Und wenn es nicht reicht? Wenn das Ziel, bis 2030 den deutschen Treibhausgas-Ausstoß von derzeit rund 866 Millionen Tonnen auf 563 Millionen Tonnen zu senken, nicht erreicht wird - nämlich um insgesamt 55 Prozent im Vergleich zu 1990? Es soll neue Regeln dafür geben, wie die Fortschritte überwacht werden, und wie man notfalls nachsteuert, mit einem höheren CO2-Preis oder neuen Programmen.

Ökostrom-Ausbau

Wo fossile Brennstoffe wegfallen und Autos mit Strom fahren statt mit Diesel oder Benzin, steigt der Strombedarf - und wenn es klimafreundlich zugehen soll, muss dieser Strom aus Sonne, Wind, Wasser und nachwachsenden Rohstoffen kommen. Das offizielle Ziel: Ökostrom soll bis 2030 einen Anteil von 65 Prozent haben. Gerade sind es etwa 38 Prozent.

Union und SPD streiten seit Monaten erbittert darüber, wie und wo mehr Solaranlagen und Windräder gebaut werden sollen - vor allem gegen Windkraftanlagen gibt es vor Ort oft heftige Proteste.
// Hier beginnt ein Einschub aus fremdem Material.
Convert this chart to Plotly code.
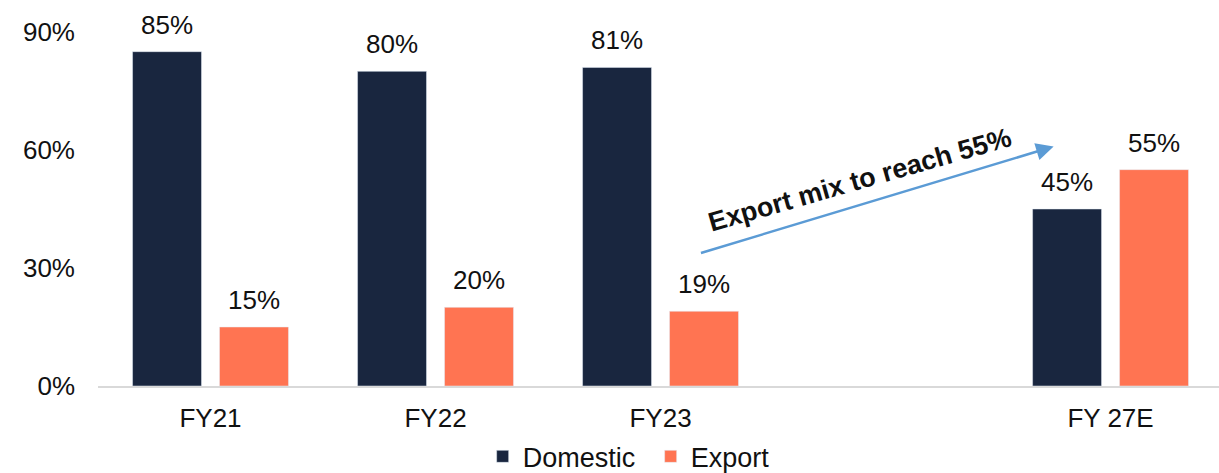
import plotly.graph_objects as go

# Revenue mix by market, share of total (%)
categories = ["FY21", "FY22", "FY23", " ", "FY 27E"]
domestic = [85, 80, 81, None, 45]
export = [15, 20, 19, None, 55]
y_ticks = [0, 30, 60, 90]
y_tick_labels = ["0%", "30%", "60%", "90%"]

NAVY = "#19263F"
ORANGE = "#FF7452"
FONT = "Liberation Sans, Arial, sans-serif"
FS = 26

fig = go.Figure()
fig.add_trace(go.Bar(name="Domestic", x=categories, y=domestic, marker_color=NAVY))
fig.add_trace(go.Bar(name="Export", x=categories, y=export, marker_color=ORANGE))

# value labels above each bar (bar slot offset is +/- half a slot)
annotations = []
for series, shift in ((domestic, -43.5), (export, 43.5)):
    for cat, val in zip(categories, series):
        if val is None:
            continue
        annotations.append(dict(
            x=cat, y=val, xref="x", yref="y", text=f"{val}%",
            showarrow=False, xshift=shift, yanchor="bottom", yshift=10,
            font=dict(family=FONT, size=FS, color="#111111"),
        ))

# trend arrow and callout
annotations.append(dict(
    x=3.747, y=60.9, ax=2.173, ay=33.7, xref="x", yref="y", axref="x", ayref="y",
    text="", showarrow=True, arrowhead=2, arrowsize=1.4, arrowwidth=2.5,
    arrowcolor="#5B9BD5",
))
annotations.append(dict(
    x=2.885, y=52.4, xref="x", yref="y", text="<b>Export mix to reach 55%</b>",
    showarrow=False, textangle=-16,
    font=dict(family=FONT, size=27, color="#111111"),
))

fig.update_layout(
    width=1219, height=473,
    margin=dict(l=98, r=0, t=32, b=87, autoexpand=False),
    paper_bgcolor="white", plot_bgcolor="white",
    barmode="group", bargap=0.227, bargroupgap=0.207,
    font=dict(family=FONT, size=FS, color="#111111"),
    showlegend=True,
    legend=dict(orientation="h", x=0.493, xanchor="center", y=-0.2, yanchor="middle",
                entrywidth=123, entrywidthmode="pixels",
                font=dict(family=FONT, size=27, color="#111111"), traceorder="normal"),
    annotations=annotations,
)
fig.update_xaxes(
    type="category", categoryorder="array", categoryarray=categories,
    range=[-0.5, 4.482], showgrid=False, showline=True, linecolor="#D9D9D9",
    linewidth=2, ticks="", ticklabelstandoff=8,
    tickfont=dict(family=FONT, size=FS, color="#111111"),
)
fig.update_yaxes(
    range=[0, 90], tickvals=y_ticks, ticktext=y_tick_labels, showgrid=False,
    zeroline=False, showline=False, ticks="", ticklabelstandoff=22,
    tickfont=dict(family=FONT, size=FS, color="#111111"),
)

fig.write_html("out.html")
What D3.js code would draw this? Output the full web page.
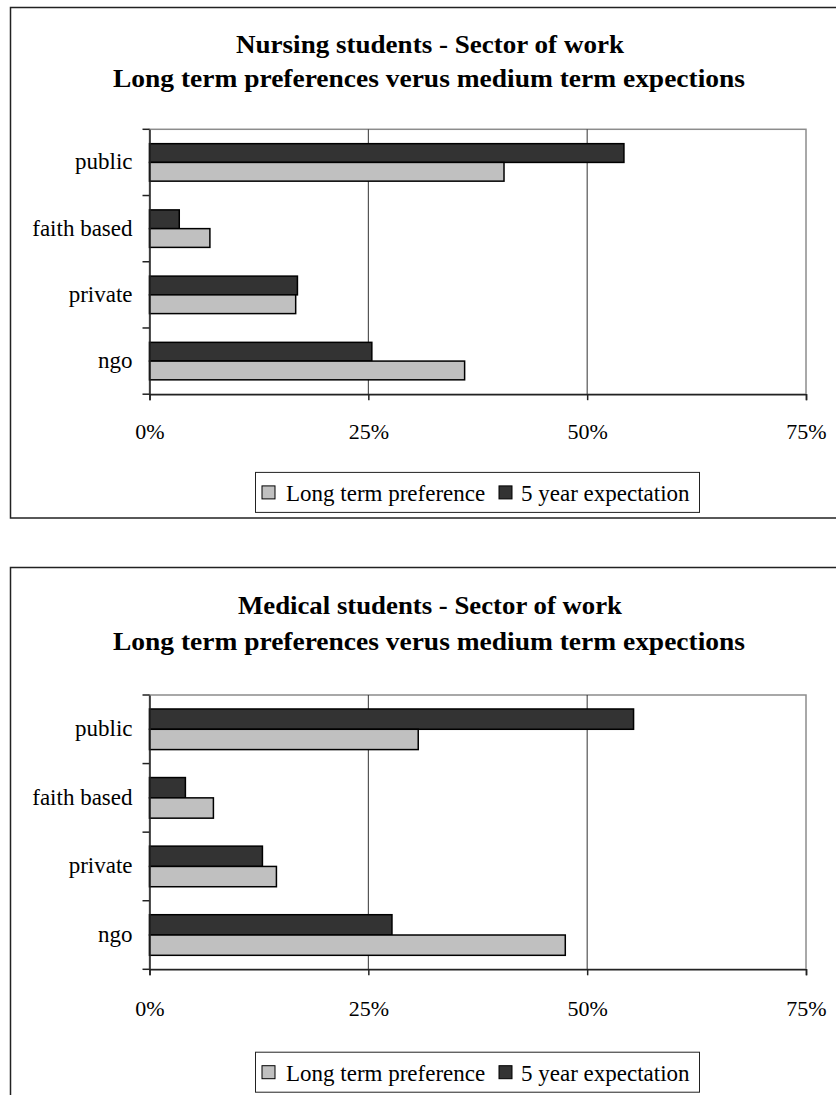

Umstritten sind vor allem Regelungen zum Abstand von Windkraftanlagen zu Wohnhäusern. Das ist eine Schlüsselfrage.

Finanzierung

An der «schwarzen Null», dem ausgeglichenen Haushalt, will die Bundesregierung nicht rütteln - dabei dürften die Förderpläne und Investitionen schon bis 2023 rund 40 Milliarden Euro oder mehr kosten. Über den CO2-Preis kommt Geld rein, im Energie- und Klimafonds gibt es noch Geld. Vielleicht borgt sich der Bund über Klima-Anleihen auch noch Geld von den Bürgern, die dafür feste Zinsen bekommen.